All the real sisters' and brothers' children's children such
as grandsons and grand daughters are called "po:Co" and "po:Ci" and
there does not exist any separate distinction among them. Similar is the
case about great grandsons and great grand daughters who are identified
as "paho:Co" and "paho:Ci".
The husband is identified as "jamCo" by his wife's household
and he is considered "mahrim" to the household. The wife's sisters are
called "saro:Ni" and the brother as "sa:nDu:". Their children get along
very well mutually. The husband is identified both as "khawan" and
"musha" and the wife as "chei" or "jamat". The wife is identified as
"nu:S" by the parents in law and other tribes by referring to her being
the "nu:S" of such and such man or woman. This identification goes on
changing with the passage of time.. When the daughter in law and her
husband become aged, then the wife is identified with reference to her
husband. Probably its reason is that by now the husband may have turned
to be the head of the household. At this stage, one fruitless effort is
made by the daughter in law also. If the husband and the wife had some
kinship before their marriage, then the daughter in law would try that
the children of her husband's brother call her by a word based on her
earlier relationship and not her husband.
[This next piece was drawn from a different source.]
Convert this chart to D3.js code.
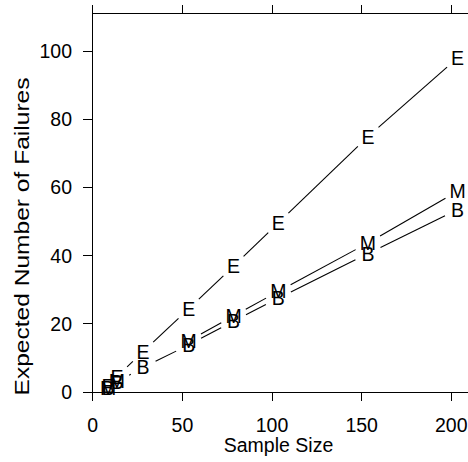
<!DOCTYPE html>
<html>
<head>
<meta charset="utf-8">
<script src="https://cdn.jsdelivr.net/npm/d3@7"></script>
<style>
  html, body { margin: 0; padding: 0; background: #fff; }
  svg { display: block; }
  text { font-family: "Liberation Sans", Arial, Helvetica, sans-serif; fill: #000; }
</style>
</head>
<body>
<svg id="chart" width="468" height="462"></svg>
<script>
// ---- data ----
const sampleSize = [8.5, 13.5, 28, 53.5, 78.5, 103.5, 153.5, 203.5];
const seriesE = [1.8, 4.5, 11.8, 24.4, 36.9, 49.6, 74.9, 98.0];
const seriesM = [1.2, 3.2, null, 15.0, 22.3, 29.5, 43.7, 58.9];
const seriesB = [1.1, 2.9, 7.2, 13.8, 20.8, 27.5, 40.6, 53.5];
const seriesLabels = ["E", "M", "B"];
const xTicks = [0, 50, 100, 150, 200];
const yTicks = [0, 20, 40, 60, 80, 100];
const xTitle = "Sample Size";
const yTitle = "Expected Number of Failures";

const svg = d3.select("#chart");
const W = 468, H = 462;
svg.append("rect").attr("width", W).attr("height", H).attr("fill", "#fff");

const x = d3.scaleLinear().domain([0, 200]).range([92.8, 451.3]);
const y = d3.scaleLinear().domain([0, 100]).range([392, 51]);
const yTop = y.invert(13);

const fs = 19.5;

// axes lines
const ax = svg.append("g").attr("stroke", "#000").attr("stroke-width", 1).attr("shape-rendering", "crispEdges");
ax.append("line").attr("x1", x(0)).attr("x2", x(0)).attr("y1", y(yTop)).attr("y2", y(0));
ax.append("line").attr("x1", x(0)).attr("x2", W).attr("y1", y(yTop)).attr("y2", y(yTop));
ax.append("line").attr("x1", x(0)).attr("x2", W).attr("y1", y(0)).attr("y2", y(0));

// top ticks (upward)
ax.selectAll(".tt").data(xTicks).enter().append("line")
  .attr("x1", d => x(d)).attr("x2", d => x(d))
  .attr("y1", y(yTop)).attr("y2", y(yTop) - 8);
// bottom ticks (downward)
ax.selectAll(".bt").data(xTicks).enter().append("line")
  .attr("x1", d => x(d)).attr("x2", d => x(d))
  .attr("y1", y(0)).attr("y2", y(0) + 9);
// left ticks
ax.selectAll(".lt").data(yTicks).enter().append("line")
  .attr("x1", x(0) - 10).attr("x2", x(0))
  .attr("y1", d => y(d)).attr("y2", d => y(d));

// tick labels
svg.selectAll(".xl").data(xTicks).enter().append("text")
  .attr("x", d => x(d)).attr("y", 432)
  .attr("text-anchor", "middle").attr("font-size", fs)
  .text(d => d);
svg.selectAll(".yl").data(yTicks).enter().append("text")
  .attr("x", 72).attr("y", d => y(d) + 7)
  .attr("text-anchor", "end").attr("font-size", fs)
  .text(d => d);

// titles
svg.append("text").attr("x", 278.5).attr("y", 452)
  .attr("text-anchor", "middle").attr("font-size", fs).text(xTitle);
svg.append("text")
  .attr("transform", "translate(28.5,236.5) rotate(-90)")
  .attr("text-anchor", "middle").attr("font-size", 19.5)
  .attr("textLength", 318).attr("lengthAdjust", "spacingAndGlyphs")
  .text(yTitle);

// series: type "b" (lines with gaps + letters)
const gap = 14;
const series = [seriesE, seriesM, seriesB];
series.forEach((vals, si) => {
  const pts = sampleSize.map((s, i) => ({ s, v: vals[i] }));
  const g = svg.append("g");
  for (let i = 0; i < pts.length - 1; i++) {
    const a = pts[i], b = pts[i + 1];
    if (a.v == null || b.v == null) continue;
    const x1 = x(a.s), y1 = y(a.v), x2 = x(b.s), y2 = y(b.v);
    const dx = x2 - x1, dy = y2 - y1, d = Math.hypot(dx, dy);
    if (d <= 2 * gap) continue;
    const ux = dx / d, uy = dy / d;
    g.append("line")
      .attr("x1", x1 + ux * gap).attr("y1", y1 + uy * gap)
      .attr("x2", x2 - ux * gap).attr("y2", y2 - uy * gap)
      .attr("stroke", "#000").attr("stroke-width", 1.1);
  }
  g.selectAll("text").data(pts.filter(p => p.v != null)).enter().append("text")
    .attr("x", p => x(p.s)).attr("y", p => y(p.v) + 7)
    .attr("text-anchor", "middle").attr("font-size", fs)
    .text(seriesLabels[si]);
});
</script>
</body>
</html>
But after all it depends on
the children about which term would they like to call her by.
The father-in-law and the mother-in-law of the husband as
well as of the wife, are called "sher" and "shaS" respectively. The
husband's brother is called "levar" and the wives of the brothers are
called "levro chie" mutually and the eldest one of them is called "jaZa"
also which is also used for the husband's sister.